Взять, к примеру, письма. В первую неделю моего пребывания у миссис Шоплоу я написал Венди четыре письма, несмотря на то, что каждый вечер поднимался в свою комнатку на втором этаже еле живой, а голова раскалывалась от новой информации и свежих впечатлений (я чувствовал себя студентом, в середине семестра вынужденным брать штурмом сложную дисциплину – назовем ее „Расширенная теория веселья“). Все, что я получил в ответ – почтовая карточка с видом на парк Бостон-Коммон и весьма специфическим совместным посланием на обороте. В верхней части незнакомым мне почерком было начертано: „Венни пишет, Ренни рулит!“ Почерк, которым была сделана надпись чуть ниже, я узнал. Венди – или Венни, если вам так больше нравится (мне – нет) – писала: „Уииии! Мы девчонки-продавщицы на Кейп-Код сегодня мчимся! Тусовка! Хупси-пупси дэнс! Не волнуйся я держала руль, когда Рен писала свою часть. Надеюсь у тебя все хорошо. В.“

„Хупси-пупси дэнс“? „Надеюсь, у тебя все хорошо“? Ни тебе „люблю“, ни „скучаешь по мне?“ – только лишь „надеюсь, у тебя все хорошо“? И хотя открытка, судя по неровному почерку и кляксам, писалась в машине Рене (у Венди машины не было), обе они, похоже, были пьяными или обкуренными. На следующей неделе я написал еще четыре письма, в одно из которых вложил фотографию в мехах, которую сделала Эрин.

Венди не ответила.

Сначала ты переживаешь, потом догадываешься, и, в конце концов, знаешь наверняка.

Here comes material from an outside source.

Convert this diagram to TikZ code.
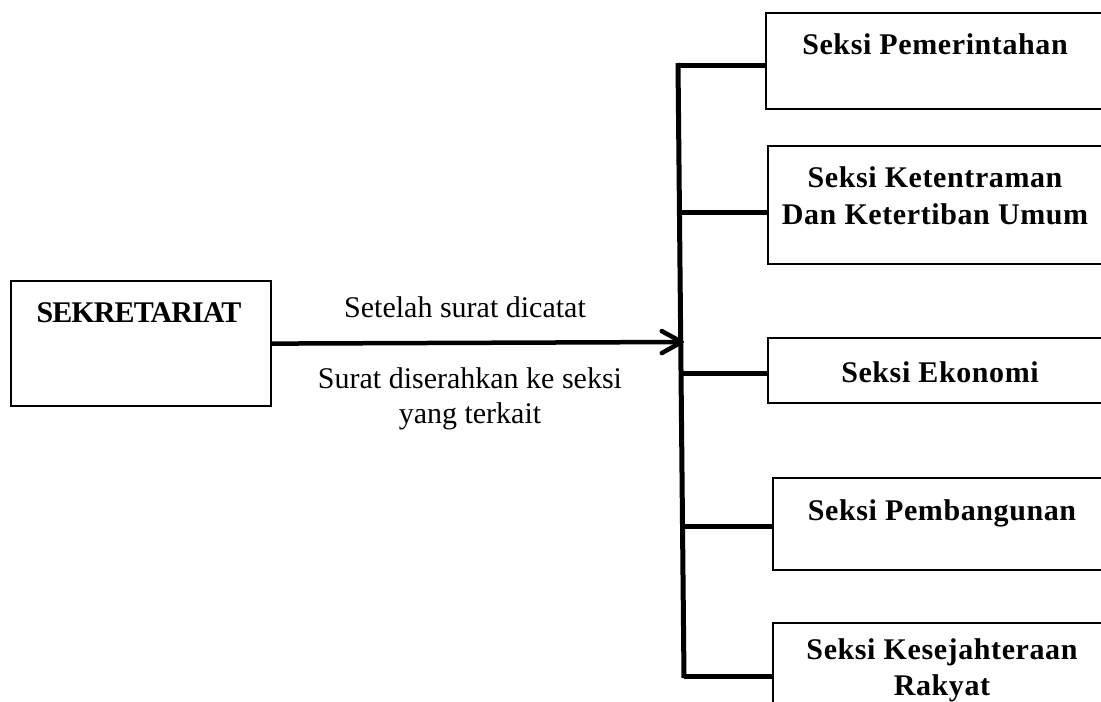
\documentclass[tikz,border=0pt]{standalone}
\usepackage{fontspec}
\setmainfont{Liberation Serif}
\usetikzlibrary{arrows.meta}
\begin{document}
\begin{tikzpicture}[x=1bp,y=-1bp,
  box/.style={draw=black,line width=2.2bp,anchor=north west,inner sep=0pt},
  lab/.style={font=\fontsize{30bp}{36bp}\selectfont\bfseries\addfontfeature{LetterSpace=2},anchor=base,inner sep=0pt,align=center},
  note/.style={font=\fontsize{30bp}{35bp}\selectfont,anchor=base,inner sep=0pt,align=center},
  bus/.style={line width=5bp},
  flow/.style={line width=4.5bp,-{Straight Barb[length=20bp,width=22bp,line width=4.5bp,round]}}]
\useasboundingbox (0,0) rectangle (1101,702);
\clip (0,0) rectangle (1101,702);
% left box
\node[box,minimum width=260bp,minimum height=125bp] (sek) at (10,280) {};
\node[font=\fontsize{30bp}{36bp}\selectfont\bfseries\addfontfeature{LetterSpace=-3},anchor=base,inner sep=0pt] (sekt) at (139,322) {SEKRETARIAT};
% right boxes
\node[box,minimum width=345bp,minimum height=96bp] (s1) at (765,12) {};
\node[box,minimum width=343bp,minimum height=118bp] (s2) at (767,145) {};
\node[box,minimum width=343bp,minimum height=65bp] (s3) at (767,337) {};
\node[box,minimum width=338bp,minimum height=92bp] (s4) at (772,477) {};
\node[box,minimum width=338bp,minimum height=100bp] (s5) at (772,622) {};
\node[lab] (t1) at (935,55) {Seksi Pemerintahan};
\node[lab] (t2) at (935,224) {Seksi Ketentraman\\Dan Ketertiban Umum};
\node[lab] (t3) at (940,382) {Seksi Ekonomi};
\node[lab] (t4) at (942,520) {Seksi Pembangunan};
\node[lab] (t5) at (942,695) {Seksi Kesejahteraan\\Rakyat};
% bus
\coordinate (btop) at (678,63);
\coordinate (bbot) at (684,678);
\draw[bus] (btop) -- (bbot);
\coordinate (b1) at (678,66);
\coordinate (b2) at (680,212);
\coordinate (b3) at (681,373);
\coordinate (b4) at (682,526);
\coordinate (b5) at (684,676);
\draw[bus] (b1) -- (b1 -| s1.west);
\draw[bus] (b2) -- (b2 -| s2.west);
\draw[bus] (b3) -- (b3 -| s3.west);
\draw[bus] (b4) -- (b4 -| s4.west);
\draw[bus] (b5) -- (b5 -| s5.west);
% arrow
\coordinate (atip) at (684,342);
\draw[flow] (sek.east) -- (atip);
\node[note] (n1) at (465,317) {Setelah surat dicatat};
\node[note] (n2) at (470,423) {Surat diserahkan ke seksi\\yang terkait};
\end{tikzpicture}
\end{document}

Даже если не хочешь, даже если убеждаешь себя, что любящие сердца, подобно докторам, вечно ставят ложные диагнозы – в глубине души ты знаешь.

Я дважды пытался дозвониться до нее. Оба раза отвечал один и тот же сердитый женский голос. Его обладательница, как мне казалось, носила строгие очки и старушачье платье до пят. И не пользовалась помадой. В первый раз она ответила: „Ее нет, вышла с Рен“. Во второй раз – „Ее нет и не будет. Съехала“.

– Съехала куда? – спросил я, встревожившись. Дело было в гостиной особняка миссис Шоплоу. За телефоном висела табличка совести, куда звонивший по межгороду должен был записывать свое имя и продолжительность разговора. Мои пальцы так сильно сжимали старомодную трубку, что онемели. Венди держалась на лоскутном ковре-самолете из стипендий, займов и подработок, так же, как и я. Она не могла позволить себе жить отдельно. По крайней мере, без посторонней помощи.